Se pose alors la question des « lois non écrites ». Une fois de plus on fait fausse route, dit Raphaël Dreyfus, si on voulait voir « dans l’affirmation d’Antigone une opposition absolue de la loi morale ou religieuse et de la loi civile : Dieu contre César ». On s’en serait douté. Il n’y a pas de Dieu révélé dans l’Antiquité grecque, un Dieu qui aurait promulgué ses lois. Les lois des dieux sont les lois qui régissent l’Univers, qui régissent l’humanité. Les lois non écrites, dit Dreyfus, sont celles de la coutume et du bon sens : coutumes ancestrales, traditions, sens commun, opinion publique, morale courante, commandements élémentaires de toute vie sociale. « En un mot des principes évidents, incontestables et incontestés, dont la codification n’est même pas nécessaire ». Mais je crois qu’il faut être plus précis. Que reproche-t-on exactement à Antigone ? D’avoir enterré son frère, d’avoir protégé son cadavre des vautours et des chiens errants. La piété envers les morts, dit Dreyfus, fait partie de ces principes moraux élémentaires.
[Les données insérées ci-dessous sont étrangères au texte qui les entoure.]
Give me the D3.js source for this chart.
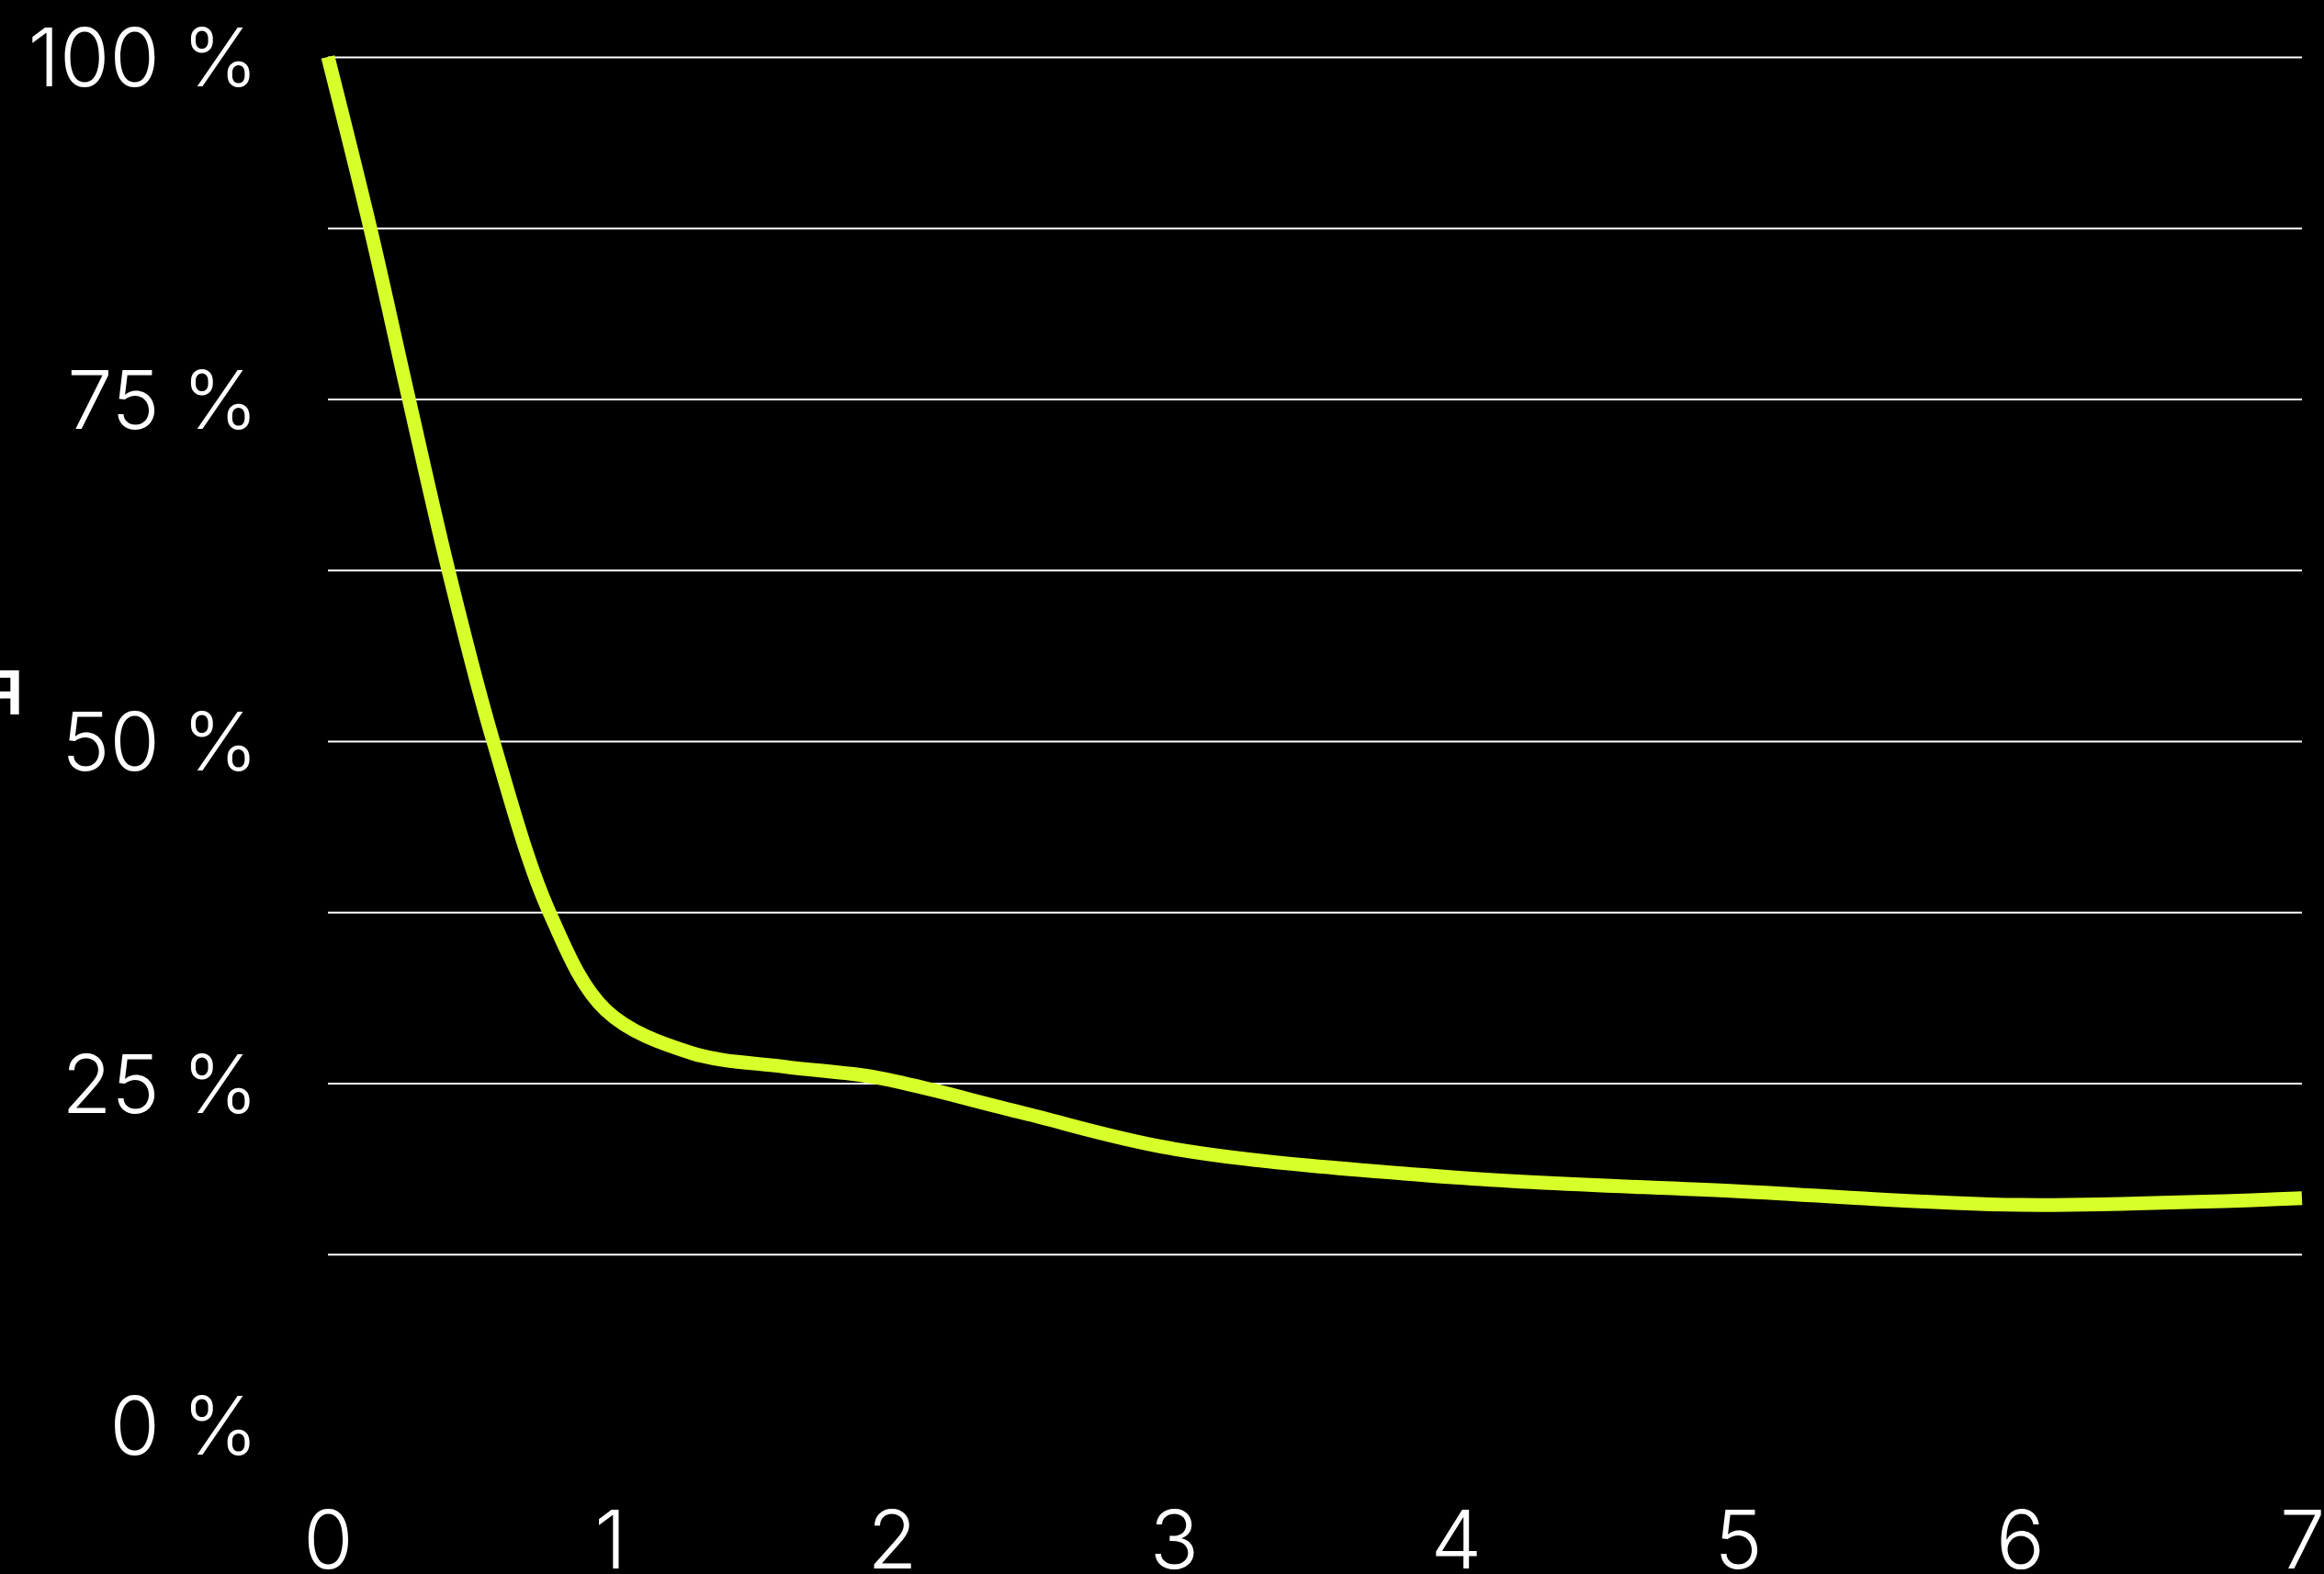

J’irais plus loin. Quitte à utiliser un terme moderne : c’est respecter la dignité humaine (ce que ne font guère ces « artistes » modernes qui exposent des cadavres sanguinolents plastifiés. Voir Moeurs). Antigone est celle qui brave la mort pour clamer haut et fort qu’il y a un principe qui prévaut sur toutes les lois, celui de la dignité de l’homme.
Si moi je suis surtout touché par la grandeur de ce drame, sa signification, la permanence des principes qu’il affirme, ce drame qui date pourtant du Vème siècle avant J.C., Henry Bauchau, lui, est surtout tombé amoureux fou de son héroïne qui illumine déjà le chemin que parcourt Œdipe dans son roman précédent. C’est probablement ce qui fait la beauté de son livre. Un livre écrit à 84 ans et qui l’a fait connaître définitivement dans le monde entier.